## Records provided
====

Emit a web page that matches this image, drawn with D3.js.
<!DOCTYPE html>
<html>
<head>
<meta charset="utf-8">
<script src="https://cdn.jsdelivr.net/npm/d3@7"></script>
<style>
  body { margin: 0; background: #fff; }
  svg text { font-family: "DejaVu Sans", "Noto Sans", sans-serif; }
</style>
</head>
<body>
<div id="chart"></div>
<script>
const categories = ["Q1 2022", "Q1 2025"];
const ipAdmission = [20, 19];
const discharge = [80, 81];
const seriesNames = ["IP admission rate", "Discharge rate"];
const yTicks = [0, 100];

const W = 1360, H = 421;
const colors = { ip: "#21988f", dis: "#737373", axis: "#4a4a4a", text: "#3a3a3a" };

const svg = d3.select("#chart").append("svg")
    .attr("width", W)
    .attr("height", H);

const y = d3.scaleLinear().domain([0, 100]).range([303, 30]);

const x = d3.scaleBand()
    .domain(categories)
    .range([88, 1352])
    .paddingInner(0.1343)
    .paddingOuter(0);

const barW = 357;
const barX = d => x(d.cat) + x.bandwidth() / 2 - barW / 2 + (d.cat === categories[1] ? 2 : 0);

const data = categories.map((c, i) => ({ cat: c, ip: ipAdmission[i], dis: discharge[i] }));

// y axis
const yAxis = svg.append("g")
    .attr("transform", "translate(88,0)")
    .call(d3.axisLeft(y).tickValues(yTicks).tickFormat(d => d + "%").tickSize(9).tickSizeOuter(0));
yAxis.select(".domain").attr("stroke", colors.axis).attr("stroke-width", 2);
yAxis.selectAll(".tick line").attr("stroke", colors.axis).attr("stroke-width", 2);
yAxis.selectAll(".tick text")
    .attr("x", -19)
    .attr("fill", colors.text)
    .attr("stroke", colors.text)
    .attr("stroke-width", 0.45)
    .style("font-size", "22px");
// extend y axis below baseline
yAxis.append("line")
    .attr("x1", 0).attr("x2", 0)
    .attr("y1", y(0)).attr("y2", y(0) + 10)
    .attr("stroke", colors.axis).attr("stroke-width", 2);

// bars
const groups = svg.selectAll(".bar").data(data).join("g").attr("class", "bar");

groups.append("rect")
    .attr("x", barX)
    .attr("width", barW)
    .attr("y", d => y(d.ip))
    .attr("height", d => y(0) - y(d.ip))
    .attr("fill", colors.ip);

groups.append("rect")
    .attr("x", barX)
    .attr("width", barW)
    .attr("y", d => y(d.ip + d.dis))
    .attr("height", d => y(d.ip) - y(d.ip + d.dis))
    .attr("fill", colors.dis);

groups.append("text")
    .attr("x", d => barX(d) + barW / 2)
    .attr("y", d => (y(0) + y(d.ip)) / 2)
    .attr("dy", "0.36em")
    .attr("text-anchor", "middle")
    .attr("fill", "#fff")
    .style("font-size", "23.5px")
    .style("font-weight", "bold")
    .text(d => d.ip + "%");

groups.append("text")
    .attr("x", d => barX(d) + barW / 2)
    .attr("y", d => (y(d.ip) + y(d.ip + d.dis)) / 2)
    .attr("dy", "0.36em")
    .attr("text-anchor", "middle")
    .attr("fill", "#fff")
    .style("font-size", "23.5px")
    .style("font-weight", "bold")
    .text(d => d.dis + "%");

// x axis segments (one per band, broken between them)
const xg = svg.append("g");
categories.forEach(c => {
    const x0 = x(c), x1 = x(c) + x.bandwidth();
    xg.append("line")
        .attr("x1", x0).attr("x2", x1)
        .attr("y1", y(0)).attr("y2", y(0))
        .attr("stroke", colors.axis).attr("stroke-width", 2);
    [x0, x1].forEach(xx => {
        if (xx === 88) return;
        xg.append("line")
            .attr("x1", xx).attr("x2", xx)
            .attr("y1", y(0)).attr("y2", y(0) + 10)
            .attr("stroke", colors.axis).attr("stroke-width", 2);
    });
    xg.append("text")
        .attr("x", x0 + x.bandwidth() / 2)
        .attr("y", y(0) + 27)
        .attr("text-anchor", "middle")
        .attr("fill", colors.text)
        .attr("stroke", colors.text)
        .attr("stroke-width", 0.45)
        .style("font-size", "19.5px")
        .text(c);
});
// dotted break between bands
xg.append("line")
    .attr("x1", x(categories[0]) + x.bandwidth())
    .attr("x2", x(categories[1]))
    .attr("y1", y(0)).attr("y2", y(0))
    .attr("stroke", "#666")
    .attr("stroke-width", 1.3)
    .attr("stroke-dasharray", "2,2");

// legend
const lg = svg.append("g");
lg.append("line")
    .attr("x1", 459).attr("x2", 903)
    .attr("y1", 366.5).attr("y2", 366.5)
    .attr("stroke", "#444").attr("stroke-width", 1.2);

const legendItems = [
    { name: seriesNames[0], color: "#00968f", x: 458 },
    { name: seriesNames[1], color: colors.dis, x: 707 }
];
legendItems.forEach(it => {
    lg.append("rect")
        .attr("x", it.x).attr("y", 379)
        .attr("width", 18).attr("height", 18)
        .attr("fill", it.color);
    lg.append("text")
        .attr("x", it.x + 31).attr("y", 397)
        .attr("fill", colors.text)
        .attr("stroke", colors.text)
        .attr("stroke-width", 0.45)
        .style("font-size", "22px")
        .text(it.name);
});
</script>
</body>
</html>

====

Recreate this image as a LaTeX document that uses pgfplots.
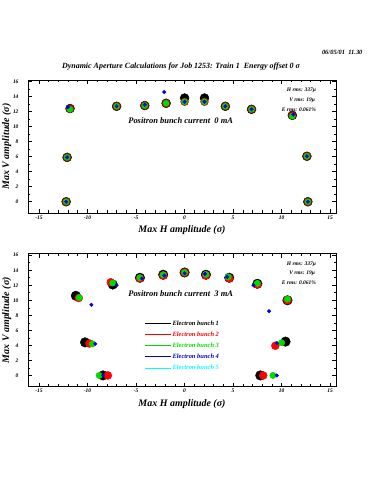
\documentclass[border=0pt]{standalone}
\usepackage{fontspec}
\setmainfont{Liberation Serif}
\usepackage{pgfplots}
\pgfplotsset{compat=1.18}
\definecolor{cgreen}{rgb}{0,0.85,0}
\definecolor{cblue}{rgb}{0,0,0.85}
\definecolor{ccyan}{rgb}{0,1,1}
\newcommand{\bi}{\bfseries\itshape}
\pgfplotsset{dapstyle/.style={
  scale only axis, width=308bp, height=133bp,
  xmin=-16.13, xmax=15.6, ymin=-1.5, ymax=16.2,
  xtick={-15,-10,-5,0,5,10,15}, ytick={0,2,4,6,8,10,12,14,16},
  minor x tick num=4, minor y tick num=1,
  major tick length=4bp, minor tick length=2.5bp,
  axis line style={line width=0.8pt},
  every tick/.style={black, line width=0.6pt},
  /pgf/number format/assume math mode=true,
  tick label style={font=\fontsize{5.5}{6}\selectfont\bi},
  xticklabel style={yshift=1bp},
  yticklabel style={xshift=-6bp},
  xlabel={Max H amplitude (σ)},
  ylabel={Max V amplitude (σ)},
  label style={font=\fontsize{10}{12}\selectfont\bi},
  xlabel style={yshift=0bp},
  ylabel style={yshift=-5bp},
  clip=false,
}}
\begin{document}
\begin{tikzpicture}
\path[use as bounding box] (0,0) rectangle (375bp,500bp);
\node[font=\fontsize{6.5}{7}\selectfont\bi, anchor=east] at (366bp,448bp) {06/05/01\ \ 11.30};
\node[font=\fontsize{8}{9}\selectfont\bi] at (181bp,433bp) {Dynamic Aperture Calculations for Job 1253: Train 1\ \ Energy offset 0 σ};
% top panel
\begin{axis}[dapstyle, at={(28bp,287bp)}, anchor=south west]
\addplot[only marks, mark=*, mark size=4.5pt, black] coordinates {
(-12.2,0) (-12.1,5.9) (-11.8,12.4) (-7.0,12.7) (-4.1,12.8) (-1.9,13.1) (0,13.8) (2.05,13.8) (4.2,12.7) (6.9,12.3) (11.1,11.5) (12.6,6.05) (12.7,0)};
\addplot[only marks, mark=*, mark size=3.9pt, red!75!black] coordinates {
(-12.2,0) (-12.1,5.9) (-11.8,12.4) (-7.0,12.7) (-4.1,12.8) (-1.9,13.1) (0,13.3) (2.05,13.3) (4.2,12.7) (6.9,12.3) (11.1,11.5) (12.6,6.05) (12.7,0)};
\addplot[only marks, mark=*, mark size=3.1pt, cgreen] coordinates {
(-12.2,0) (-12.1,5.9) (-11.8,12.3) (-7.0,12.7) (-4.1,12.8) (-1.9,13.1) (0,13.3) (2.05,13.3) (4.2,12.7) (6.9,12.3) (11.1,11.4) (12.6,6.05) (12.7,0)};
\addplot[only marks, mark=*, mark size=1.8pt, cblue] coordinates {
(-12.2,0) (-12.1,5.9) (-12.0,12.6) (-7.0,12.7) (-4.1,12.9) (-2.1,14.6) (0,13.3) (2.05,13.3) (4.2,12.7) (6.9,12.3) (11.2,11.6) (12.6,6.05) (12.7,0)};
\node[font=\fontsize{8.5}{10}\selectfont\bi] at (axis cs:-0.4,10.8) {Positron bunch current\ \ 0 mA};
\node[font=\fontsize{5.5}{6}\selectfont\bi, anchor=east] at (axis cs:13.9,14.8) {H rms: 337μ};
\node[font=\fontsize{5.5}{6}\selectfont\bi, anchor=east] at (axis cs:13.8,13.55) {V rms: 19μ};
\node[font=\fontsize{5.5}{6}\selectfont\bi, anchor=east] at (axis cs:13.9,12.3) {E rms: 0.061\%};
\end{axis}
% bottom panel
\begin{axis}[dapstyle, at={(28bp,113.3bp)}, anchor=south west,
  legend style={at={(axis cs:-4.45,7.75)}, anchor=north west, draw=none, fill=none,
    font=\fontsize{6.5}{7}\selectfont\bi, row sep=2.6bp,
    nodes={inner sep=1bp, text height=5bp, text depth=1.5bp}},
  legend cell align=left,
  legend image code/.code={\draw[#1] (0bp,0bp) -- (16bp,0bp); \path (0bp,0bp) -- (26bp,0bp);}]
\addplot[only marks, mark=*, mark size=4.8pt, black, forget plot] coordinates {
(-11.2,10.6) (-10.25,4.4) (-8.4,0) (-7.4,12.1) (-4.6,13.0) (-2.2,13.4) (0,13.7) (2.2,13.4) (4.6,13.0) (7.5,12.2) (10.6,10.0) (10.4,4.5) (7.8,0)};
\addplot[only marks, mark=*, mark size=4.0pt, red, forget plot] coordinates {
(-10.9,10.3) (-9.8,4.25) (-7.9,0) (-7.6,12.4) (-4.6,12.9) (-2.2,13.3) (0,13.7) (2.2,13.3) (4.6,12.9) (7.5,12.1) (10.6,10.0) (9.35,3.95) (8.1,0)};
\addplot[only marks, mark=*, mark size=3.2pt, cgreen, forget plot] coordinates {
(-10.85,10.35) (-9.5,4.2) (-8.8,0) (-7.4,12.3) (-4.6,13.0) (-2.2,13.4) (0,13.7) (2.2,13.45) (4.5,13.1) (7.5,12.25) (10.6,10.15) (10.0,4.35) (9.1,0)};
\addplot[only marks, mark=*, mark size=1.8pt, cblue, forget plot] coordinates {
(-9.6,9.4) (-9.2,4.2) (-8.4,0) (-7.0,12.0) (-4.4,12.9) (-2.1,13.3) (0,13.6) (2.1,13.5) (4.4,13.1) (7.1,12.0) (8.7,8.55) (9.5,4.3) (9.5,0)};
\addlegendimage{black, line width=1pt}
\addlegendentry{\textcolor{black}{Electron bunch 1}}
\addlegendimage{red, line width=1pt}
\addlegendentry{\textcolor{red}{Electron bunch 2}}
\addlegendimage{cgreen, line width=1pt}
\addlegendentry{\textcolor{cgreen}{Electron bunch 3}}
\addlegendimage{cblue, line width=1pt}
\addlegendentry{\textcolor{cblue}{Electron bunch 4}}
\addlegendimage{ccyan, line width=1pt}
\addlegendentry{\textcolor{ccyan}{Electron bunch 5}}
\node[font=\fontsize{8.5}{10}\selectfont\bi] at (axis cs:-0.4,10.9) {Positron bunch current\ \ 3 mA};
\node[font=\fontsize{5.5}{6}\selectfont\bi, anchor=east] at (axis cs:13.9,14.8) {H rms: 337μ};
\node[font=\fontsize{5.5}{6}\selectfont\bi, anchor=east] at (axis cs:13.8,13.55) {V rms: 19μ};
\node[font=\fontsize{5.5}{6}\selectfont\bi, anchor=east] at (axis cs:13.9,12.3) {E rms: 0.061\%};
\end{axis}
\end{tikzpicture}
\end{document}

====

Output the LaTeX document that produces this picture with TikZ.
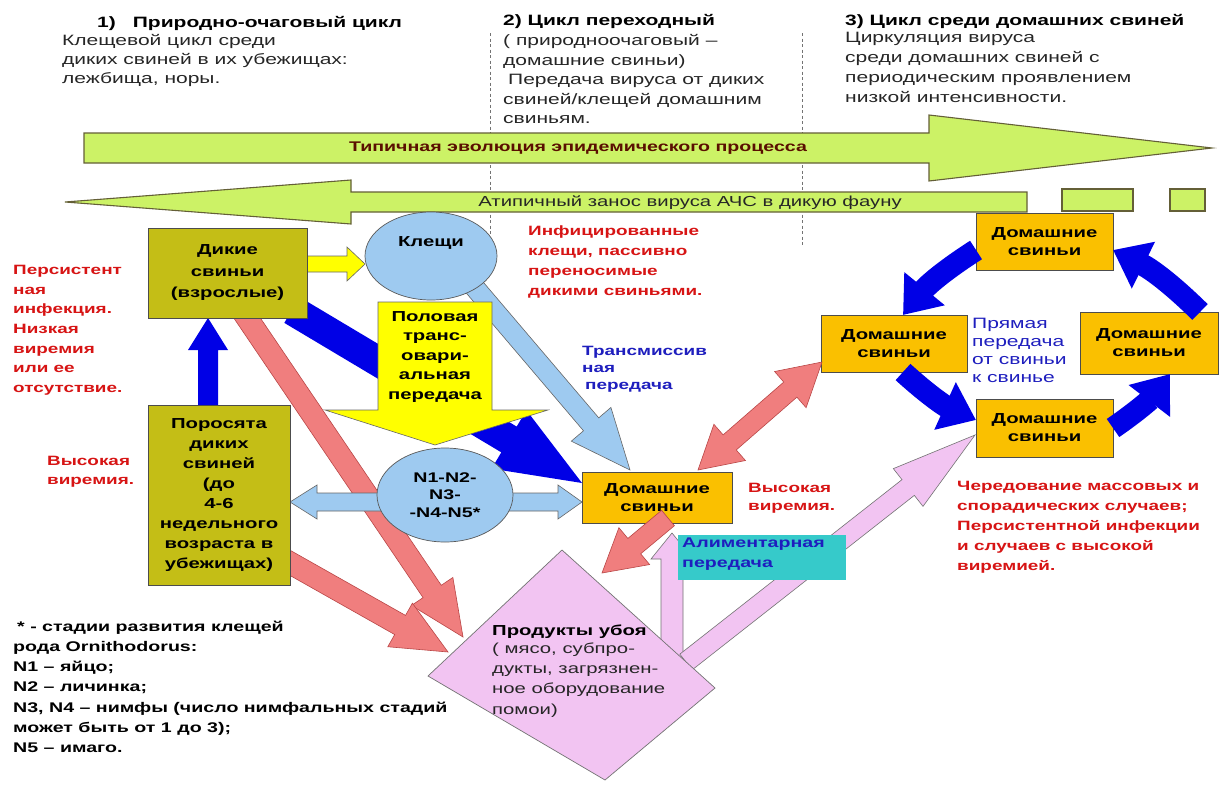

====

## Task objective
Find every line in the records that contains the word "LaTeX"; copy those lines.

## Solution
Recreate this image as a LaTeX document that uses pgfplots.
Output the LaTeX document that produces this picture with TikZ.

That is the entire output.